*EXERCISE PROMPT*.
Carry none of the pictures over; set down the material below exactly.

[start of DATA SECTION]

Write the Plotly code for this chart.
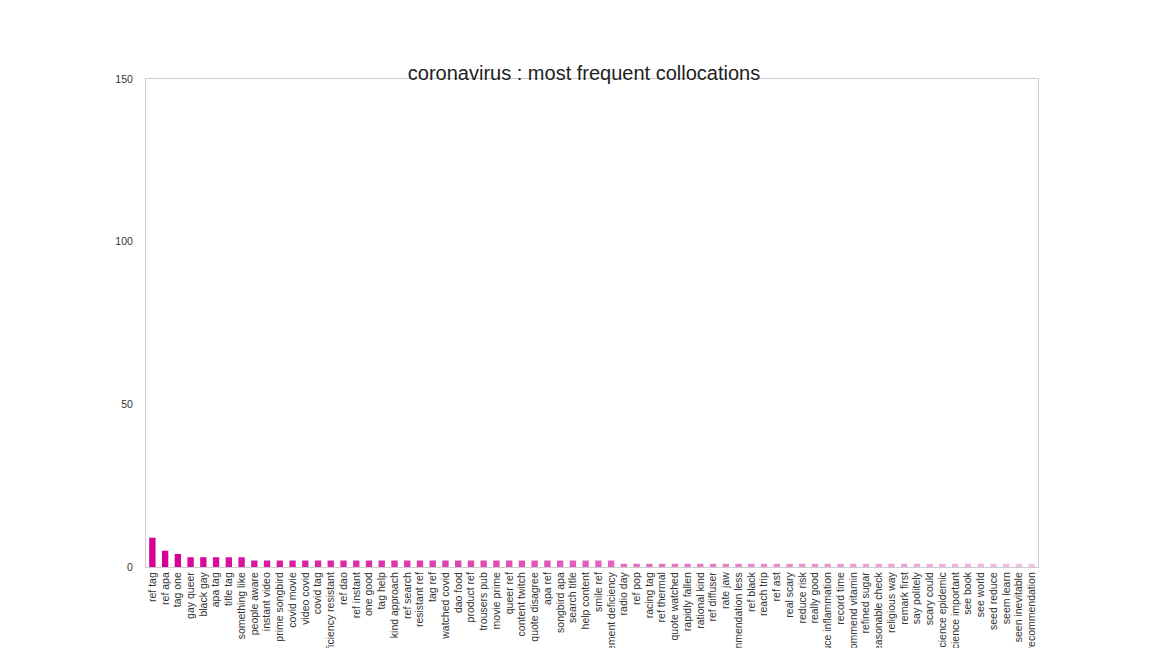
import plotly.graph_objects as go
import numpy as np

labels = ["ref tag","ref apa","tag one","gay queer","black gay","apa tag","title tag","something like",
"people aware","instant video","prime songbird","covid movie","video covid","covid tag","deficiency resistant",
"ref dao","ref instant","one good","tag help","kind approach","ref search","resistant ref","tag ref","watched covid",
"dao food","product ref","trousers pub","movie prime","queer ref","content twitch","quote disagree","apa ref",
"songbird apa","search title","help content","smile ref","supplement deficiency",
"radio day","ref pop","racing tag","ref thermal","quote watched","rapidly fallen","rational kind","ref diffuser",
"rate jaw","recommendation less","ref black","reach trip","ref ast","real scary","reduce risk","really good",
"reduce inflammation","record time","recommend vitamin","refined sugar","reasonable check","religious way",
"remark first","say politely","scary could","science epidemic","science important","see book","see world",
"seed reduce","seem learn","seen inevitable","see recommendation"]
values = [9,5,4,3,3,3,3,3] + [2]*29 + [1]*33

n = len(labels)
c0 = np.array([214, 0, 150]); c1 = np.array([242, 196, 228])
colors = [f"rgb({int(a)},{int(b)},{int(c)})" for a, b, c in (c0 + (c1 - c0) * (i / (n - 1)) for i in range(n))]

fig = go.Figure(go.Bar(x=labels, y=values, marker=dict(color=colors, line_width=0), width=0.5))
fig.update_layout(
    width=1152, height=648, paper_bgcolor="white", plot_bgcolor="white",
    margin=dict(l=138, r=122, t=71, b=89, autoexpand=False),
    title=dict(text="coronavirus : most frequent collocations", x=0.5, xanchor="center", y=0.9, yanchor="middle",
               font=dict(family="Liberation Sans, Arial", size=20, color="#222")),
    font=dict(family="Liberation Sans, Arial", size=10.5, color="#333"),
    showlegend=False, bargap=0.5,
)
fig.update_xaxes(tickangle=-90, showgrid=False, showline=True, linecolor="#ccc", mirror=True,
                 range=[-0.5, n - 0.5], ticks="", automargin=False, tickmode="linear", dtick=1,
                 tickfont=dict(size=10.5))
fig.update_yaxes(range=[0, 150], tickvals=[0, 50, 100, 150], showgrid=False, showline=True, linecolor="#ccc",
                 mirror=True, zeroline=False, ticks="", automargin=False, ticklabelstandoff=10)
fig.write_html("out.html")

[end of DATA SECTION]

*RESPONSE TO THE EXERCISE*.
Write the Plotly code for this chart.
import plotly.graph_objects as go
import numpy as np

labels = ["ref tag","ref apa","tag one","gay queer","black gay","apa tag","title tag","something like",
"people aware","instant video","prime songbird","covid movie","video covid","covid tag","deficiency resistant",
"ref dao","ref instant","one good","tag help","kind approach","ref search","resistant ref","tag ref","watched covid",
"dao food","product ref","trousers pub","movie prime","queer ref","content twitch","quote disagree","apa ref",
"songbird apa","search title","help content","smile ref","supplement deficiency",
"radio day","ref pop","racing tag","ref thermal","quote watched","rapidly fallen","rational kind","ref diffuser",
"rate jaw","recommendation less","ref black","reach trip","ref ast","real scary","reduce risk","really good",
"reduce inflammation","record time","recommend vitamin","refined sugar","reasonable check","religious way",
"remark first","say politely","scary could","science epidemic","science important","see book","see world",
"seed reduce","seem learn","seen inevitable","see recommendation"]
values = [9,5,4,3,3,3,3,3] + [2]*29 + [1]*33

n = len(labels)
c0 = np.array([214, 0, 150]); c1 = np.array([242, 196, 228])
colors = [f"rgb({int(a)},{int(b)},{int(c)})" for a, b, c in (c0 + (c1 - c0) * (i / (n - 1)) for i in range(n))]

fig = go.Figure(go.Bar(x=labels, y=values, marker=dict(color=colors, line_width=0), width=0.5))
fig.update_layout(
    width=1152, height=648, paper_bgcolor="white", plot_bgcolor="white",
    margin=dict(l=138, r=122, t=71, b=89, autoexpand=False),
    title=dict(text="coronavirus : most frequent collocations", x=0.5, xanchor="center", y=0.9, yanchor="middle",
               font=dict(family="Liberation Sans, Arial", size=20, color="#222")),
    font=dict(family="Liberation Sans, Arial", size=10.5, color="#333"),
    showlegend=False, bargap=0.5,
)
fig.update_xaxes(tickangle=-90, showgrid=False, showline=True, linecolor="#ccc", mirror=True,
                 range=[-0.5, n - 0.5], ticks="", automargin=False, tickmode="linear", dtick=1,
                 tickfont=dict(size=10.5))
fig.update_yaxes(range=[0, 150], tickvals=[0, 50, 100, 150], showgrid=False, showline=True, linecolor="#ccc",
                 mirror=True, zeroline=False, ticks="", automargin=False, ticklabelstandoff=10)
fig.write_html("out.html")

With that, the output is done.